STATED EXERCISE:
In the records below, pick out all lines containing the word "Write".

INFORMATION GIVEN:
** Start **

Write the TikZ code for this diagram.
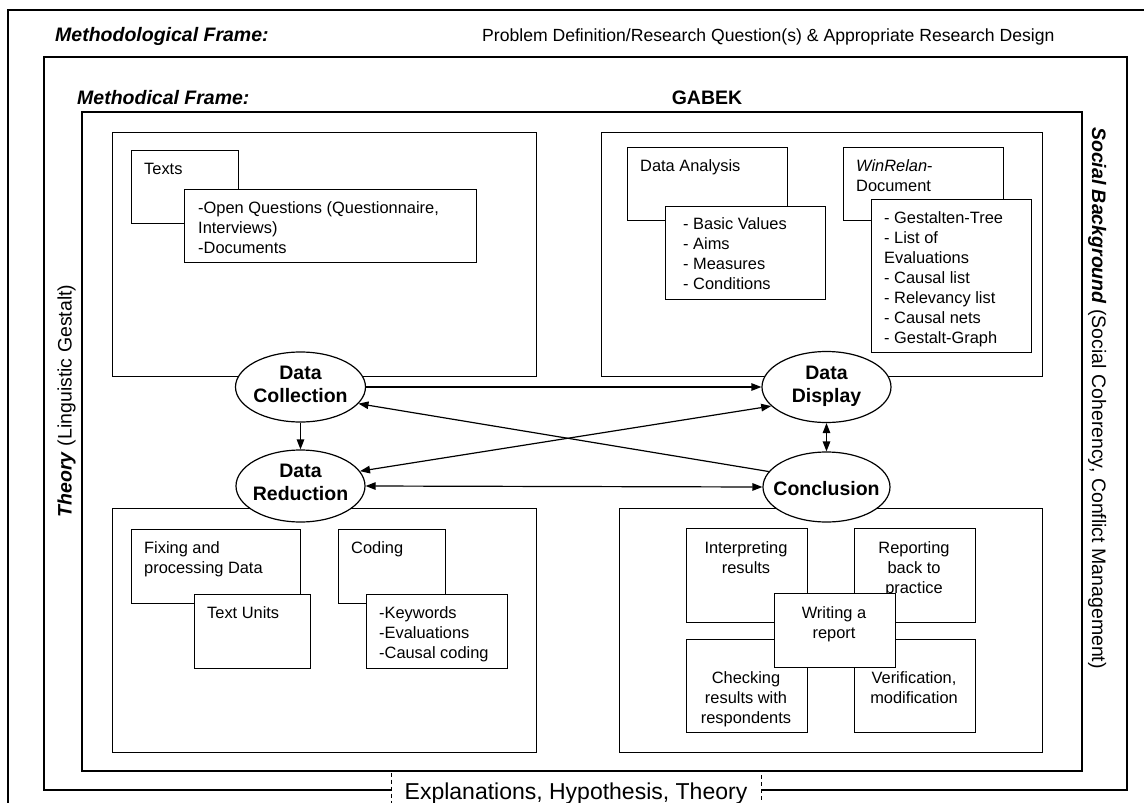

** End **
** Start **

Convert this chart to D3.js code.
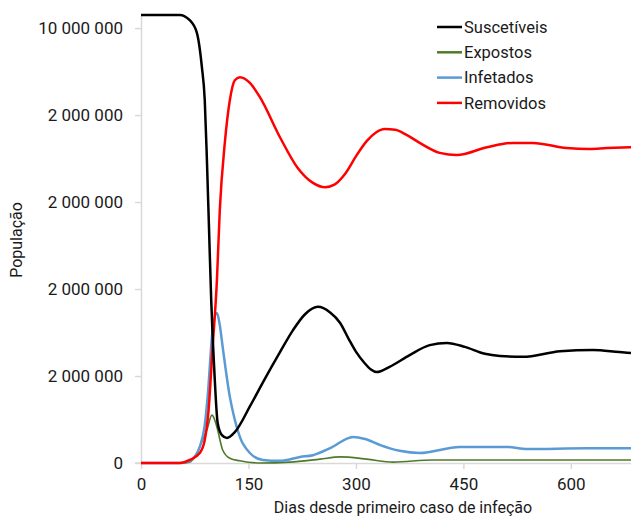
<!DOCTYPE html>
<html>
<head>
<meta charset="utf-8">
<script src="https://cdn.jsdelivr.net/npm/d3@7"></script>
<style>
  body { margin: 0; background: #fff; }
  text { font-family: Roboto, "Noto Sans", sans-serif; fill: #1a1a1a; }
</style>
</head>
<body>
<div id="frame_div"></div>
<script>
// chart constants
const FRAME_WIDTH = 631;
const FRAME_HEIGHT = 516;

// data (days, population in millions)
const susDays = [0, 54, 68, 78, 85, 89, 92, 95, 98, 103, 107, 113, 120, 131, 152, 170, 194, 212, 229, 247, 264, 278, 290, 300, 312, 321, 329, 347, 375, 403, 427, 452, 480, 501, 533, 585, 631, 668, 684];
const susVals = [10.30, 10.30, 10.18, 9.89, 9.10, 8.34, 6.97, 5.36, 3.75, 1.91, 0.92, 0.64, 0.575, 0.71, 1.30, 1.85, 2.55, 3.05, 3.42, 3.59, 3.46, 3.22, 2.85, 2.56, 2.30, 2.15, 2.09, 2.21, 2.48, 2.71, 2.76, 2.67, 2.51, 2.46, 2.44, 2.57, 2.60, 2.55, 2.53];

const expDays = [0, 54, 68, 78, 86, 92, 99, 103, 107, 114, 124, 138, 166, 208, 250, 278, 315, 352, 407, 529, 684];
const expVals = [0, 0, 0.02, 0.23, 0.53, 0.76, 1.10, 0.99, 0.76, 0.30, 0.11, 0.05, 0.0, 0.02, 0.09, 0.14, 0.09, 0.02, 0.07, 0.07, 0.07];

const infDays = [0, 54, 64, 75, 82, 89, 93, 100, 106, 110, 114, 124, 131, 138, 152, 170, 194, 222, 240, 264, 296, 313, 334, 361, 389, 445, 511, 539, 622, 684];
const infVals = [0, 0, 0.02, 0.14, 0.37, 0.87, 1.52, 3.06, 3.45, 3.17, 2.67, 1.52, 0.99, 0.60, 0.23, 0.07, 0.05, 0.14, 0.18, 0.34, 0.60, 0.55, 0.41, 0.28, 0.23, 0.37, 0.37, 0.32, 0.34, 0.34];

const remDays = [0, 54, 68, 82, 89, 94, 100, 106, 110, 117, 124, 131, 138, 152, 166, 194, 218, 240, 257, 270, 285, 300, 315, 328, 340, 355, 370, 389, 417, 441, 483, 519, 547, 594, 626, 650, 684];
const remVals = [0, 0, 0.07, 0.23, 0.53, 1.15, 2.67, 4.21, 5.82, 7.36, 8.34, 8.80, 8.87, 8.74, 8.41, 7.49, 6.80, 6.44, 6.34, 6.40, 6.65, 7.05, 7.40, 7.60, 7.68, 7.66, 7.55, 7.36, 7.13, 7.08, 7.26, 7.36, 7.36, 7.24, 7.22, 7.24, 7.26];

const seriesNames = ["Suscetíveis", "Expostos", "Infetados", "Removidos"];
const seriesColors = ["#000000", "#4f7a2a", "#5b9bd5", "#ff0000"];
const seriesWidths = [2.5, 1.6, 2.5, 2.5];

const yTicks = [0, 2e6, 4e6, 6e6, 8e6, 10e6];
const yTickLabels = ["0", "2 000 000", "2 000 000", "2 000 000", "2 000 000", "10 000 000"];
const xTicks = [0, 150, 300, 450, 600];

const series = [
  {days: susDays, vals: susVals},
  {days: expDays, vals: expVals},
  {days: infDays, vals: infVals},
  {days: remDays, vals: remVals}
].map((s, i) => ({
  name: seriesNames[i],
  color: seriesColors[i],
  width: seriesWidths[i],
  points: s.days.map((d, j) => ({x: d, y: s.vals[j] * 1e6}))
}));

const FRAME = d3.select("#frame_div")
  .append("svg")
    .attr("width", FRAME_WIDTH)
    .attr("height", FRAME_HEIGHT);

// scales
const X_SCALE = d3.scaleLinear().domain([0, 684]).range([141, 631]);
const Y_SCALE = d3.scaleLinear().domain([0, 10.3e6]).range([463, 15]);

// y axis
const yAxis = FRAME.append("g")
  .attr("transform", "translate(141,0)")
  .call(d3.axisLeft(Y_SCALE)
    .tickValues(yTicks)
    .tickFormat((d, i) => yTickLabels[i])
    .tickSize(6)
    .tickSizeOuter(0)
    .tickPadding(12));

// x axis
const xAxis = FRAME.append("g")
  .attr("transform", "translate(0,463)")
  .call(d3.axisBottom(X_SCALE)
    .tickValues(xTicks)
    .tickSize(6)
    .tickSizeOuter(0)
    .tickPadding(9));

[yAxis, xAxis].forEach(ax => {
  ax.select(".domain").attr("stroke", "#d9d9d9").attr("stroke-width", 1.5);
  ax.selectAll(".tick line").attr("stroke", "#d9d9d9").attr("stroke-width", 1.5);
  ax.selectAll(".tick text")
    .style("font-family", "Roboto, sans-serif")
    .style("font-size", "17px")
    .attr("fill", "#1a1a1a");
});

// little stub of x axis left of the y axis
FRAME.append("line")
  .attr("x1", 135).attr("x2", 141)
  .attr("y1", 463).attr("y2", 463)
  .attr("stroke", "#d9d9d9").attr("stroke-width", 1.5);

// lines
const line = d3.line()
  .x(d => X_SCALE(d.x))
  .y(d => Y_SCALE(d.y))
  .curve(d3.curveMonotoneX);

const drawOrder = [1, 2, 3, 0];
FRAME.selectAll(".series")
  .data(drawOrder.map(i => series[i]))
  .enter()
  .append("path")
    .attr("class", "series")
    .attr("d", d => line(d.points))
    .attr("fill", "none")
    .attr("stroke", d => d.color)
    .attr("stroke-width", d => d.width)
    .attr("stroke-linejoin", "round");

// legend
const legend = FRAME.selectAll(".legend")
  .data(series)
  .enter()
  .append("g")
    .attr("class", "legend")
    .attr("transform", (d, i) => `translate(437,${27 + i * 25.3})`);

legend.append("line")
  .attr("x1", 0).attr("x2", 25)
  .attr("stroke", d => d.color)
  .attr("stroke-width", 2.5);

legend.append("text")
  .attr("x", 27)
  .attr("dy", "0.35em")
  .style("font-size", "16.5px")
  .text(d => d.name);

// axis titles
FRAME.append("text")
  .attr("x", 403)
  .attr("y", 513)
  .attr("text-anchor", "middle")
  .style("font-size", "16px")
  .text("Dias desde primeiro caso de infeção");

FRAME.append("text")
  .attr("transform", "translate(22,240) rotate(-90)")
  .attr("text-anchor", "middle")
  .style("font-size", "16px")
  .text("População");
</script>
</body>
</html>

** End **
** Start **

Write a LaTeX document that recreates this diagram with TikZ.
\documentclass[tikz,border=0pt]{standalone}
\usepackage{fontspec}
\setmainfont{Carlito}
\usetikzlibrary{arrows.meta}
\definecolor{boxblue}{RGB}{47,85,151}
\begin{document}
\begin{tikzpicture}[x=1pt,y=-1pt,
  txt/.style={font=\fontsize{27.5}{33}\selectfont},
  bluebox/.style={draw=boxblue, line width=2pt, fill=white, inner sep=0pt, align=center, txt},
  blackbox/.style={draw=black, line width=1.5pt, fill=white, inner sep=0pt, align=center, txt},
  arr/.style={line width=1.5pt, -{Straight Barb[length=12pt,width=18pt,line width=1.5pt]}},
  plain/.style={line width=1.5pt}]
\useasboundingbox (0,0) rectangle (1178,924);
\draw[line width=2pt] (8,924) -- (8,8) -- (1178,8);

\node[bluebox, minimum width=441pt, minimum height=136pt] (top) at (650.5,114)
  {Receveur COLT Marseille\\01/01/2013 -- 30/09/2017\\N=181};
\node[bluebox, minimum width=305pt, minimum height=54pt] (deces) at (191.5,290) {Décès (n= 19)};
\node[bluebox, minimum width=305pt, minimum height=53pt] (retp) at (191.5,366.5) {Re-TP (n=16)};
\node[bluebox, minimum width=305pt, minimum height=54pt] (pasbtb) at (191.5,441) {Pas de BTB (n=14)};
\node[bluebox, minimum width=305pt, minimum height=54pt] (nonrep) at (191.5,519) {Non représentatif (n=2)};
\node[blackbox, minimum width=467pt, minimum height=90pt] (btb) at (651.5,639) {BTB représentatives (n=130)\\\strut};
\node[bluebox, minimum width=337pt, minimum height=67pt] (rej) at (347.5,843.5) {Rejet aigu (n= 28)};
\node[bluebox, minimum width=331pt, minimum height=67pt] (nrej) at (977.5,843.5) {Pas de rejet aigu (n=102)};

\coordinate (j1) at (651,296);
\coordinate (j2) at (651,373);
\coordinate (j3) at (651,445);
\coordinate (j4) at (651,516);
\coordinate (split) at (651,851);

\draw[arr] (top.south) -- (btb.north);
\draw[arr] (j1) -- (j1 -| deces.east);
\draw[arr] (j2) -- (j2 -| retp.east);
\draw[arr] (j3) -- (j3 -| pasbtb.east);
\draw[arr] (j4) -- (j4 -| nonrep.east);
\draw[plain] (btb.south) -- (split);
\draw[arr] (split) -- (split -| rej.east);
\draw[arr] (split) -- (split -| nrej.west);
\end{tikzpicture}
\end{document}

** End **

TASK SOLUTION:
Write the TikZ code for this diagram.
Write a LaTeX document that recreates this diagram with TikZ.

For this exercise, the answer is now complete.